Consider the command to keep the Passover meal. Every year, Israel was commanded to stop what they were doing and participate in a very intentional evening of remembering God’s deliverance from Egyptian slavery. Every year, Israel was transported back to that moment, when the slaves walked out free, and in so doing, experienced God’s deliverance first hand. This yearly memorial was a way to stop normal life and be reminded that God has delivered in the past; and to be convicted that God can deliver in the future. It served as a reorienting point for Israel, as individuals lost focus because of busyness or stress, the meal brought them back to what was most important; we are apart of the story of God’s redemption of the world.

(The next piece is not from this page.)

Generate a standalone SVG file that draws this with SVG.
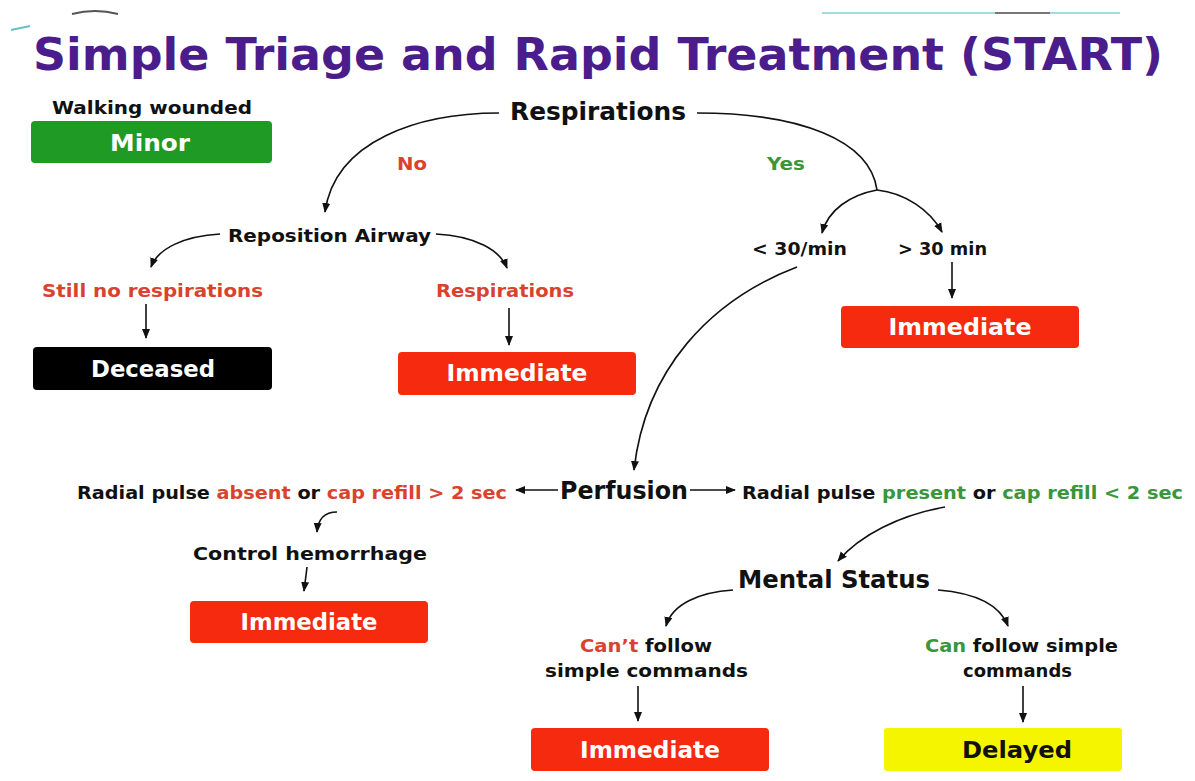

We need those reminders today. Just as I write notes to remind myself of simple tasks, I need to intentionally set up reminders in my life to help me refocus or to cause reorientation. Just as I look at pictures to remind me of family memories, I need to have pictures that remind me of God’s presence in my life. Just as I buy souvenirs on vacations to remind me of the experience, I need to invest in “souvenirs” that remind me of God’s power.

This will not happen unless we are intentional about it. Reminders do not naturally occur, they have been intentionally created by someone who wants to remember. Intentionally create some reminders today of God’s presence in your life, and place them around you in order to refocus you on what is most important.